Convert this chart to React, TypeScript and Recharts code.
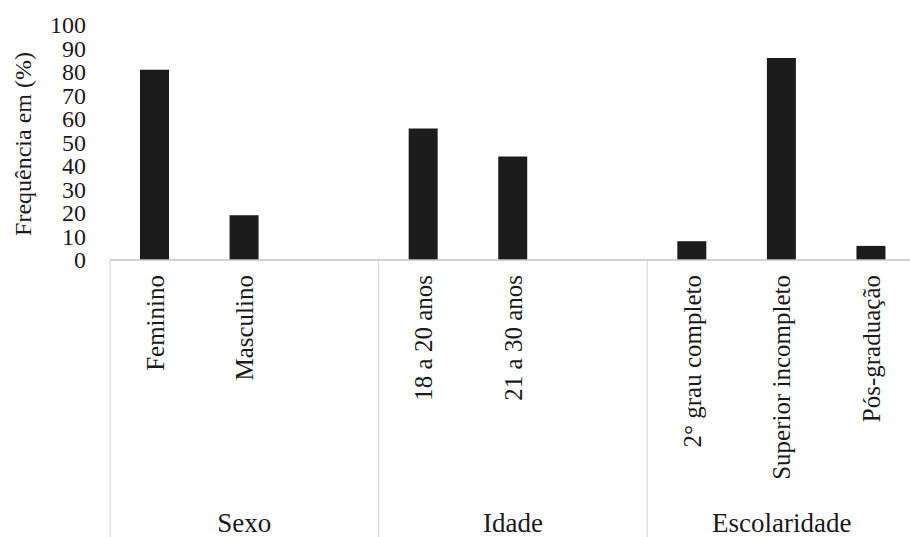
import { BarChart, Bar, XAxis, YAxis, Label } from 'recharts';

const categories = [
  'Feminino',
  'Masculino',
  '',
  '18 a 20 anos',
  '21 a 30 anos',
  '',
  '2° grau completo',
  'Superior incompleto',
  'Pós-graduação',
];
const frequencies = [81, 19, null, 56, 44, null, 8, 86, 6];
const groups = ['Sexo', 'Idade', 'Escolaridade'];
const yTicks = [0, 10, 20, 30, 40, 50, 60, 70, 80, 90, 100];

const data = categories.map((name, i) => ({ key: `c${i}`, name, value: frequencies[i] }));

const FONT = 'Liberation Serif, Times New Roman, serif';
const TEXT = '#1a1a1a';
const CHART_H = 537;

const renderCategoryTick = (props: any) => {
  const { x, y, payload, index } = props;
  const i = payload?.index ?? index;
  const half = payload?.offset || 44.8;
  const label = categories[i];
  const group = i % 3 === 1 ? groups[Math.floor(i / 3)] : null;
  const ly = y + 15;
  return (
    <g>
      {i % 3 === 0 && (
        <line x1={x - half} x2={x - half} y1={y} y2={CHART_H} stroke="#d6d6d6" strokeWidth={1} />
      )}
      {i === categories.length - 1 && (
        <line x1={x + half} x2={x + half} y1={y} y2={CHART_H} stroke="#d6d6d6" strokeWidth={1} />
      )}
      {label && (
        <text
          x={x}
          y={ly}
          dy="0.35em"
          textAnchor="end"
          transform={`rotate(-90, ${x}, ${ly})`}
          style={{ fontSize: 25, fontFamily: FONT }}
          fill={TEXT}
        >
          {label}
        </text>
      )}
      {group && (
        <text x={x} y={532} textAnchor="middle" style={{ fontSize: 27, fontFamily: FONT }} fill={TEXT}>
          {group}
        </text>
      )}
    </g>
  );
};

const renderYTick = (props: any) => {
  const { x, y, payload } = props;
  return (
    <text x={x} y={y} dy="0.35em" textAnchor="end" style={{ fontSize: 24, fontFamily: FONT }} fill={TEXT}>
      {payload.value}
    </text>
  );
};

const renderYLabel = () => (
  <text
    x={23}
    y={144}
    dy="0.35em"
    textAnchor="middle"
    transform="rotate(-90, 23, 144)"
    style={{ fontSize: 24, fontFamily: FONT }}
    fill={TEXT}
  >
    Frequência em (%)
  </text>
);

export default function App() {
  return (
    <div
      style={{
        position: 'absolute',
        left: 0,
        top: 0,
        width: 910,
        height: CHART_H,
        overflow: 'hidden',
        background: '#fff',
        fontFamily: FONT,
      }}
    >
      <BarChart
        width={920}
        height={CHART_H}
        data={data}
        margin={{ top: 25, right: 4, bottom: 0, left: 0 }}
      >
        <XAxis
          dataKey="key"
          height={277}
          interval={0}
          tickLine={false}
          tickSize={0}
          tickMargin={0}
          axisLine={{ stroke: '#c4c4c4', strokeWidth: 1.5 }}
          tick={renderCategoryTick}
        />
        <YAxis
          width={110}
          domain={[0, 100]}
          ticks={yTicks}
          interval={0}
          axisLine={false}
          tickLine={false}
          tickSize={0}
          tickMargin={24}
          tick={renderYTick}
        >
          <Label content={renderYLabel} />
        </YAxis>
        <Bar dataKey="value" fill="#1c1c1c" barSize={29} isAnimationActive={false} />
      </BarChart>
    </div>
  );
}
:::
→ **Problem statement**
Everything from the first line to the line with "XAxis, YAxis, Label" must be repeated exactly, and nothing else. Leave the pictures out.

→ **Task answer**
Convert this chart to React, TypeScript and Recharts code.
import { BarChart, Bar, XAxis, YAxis, Label } from 'recharts';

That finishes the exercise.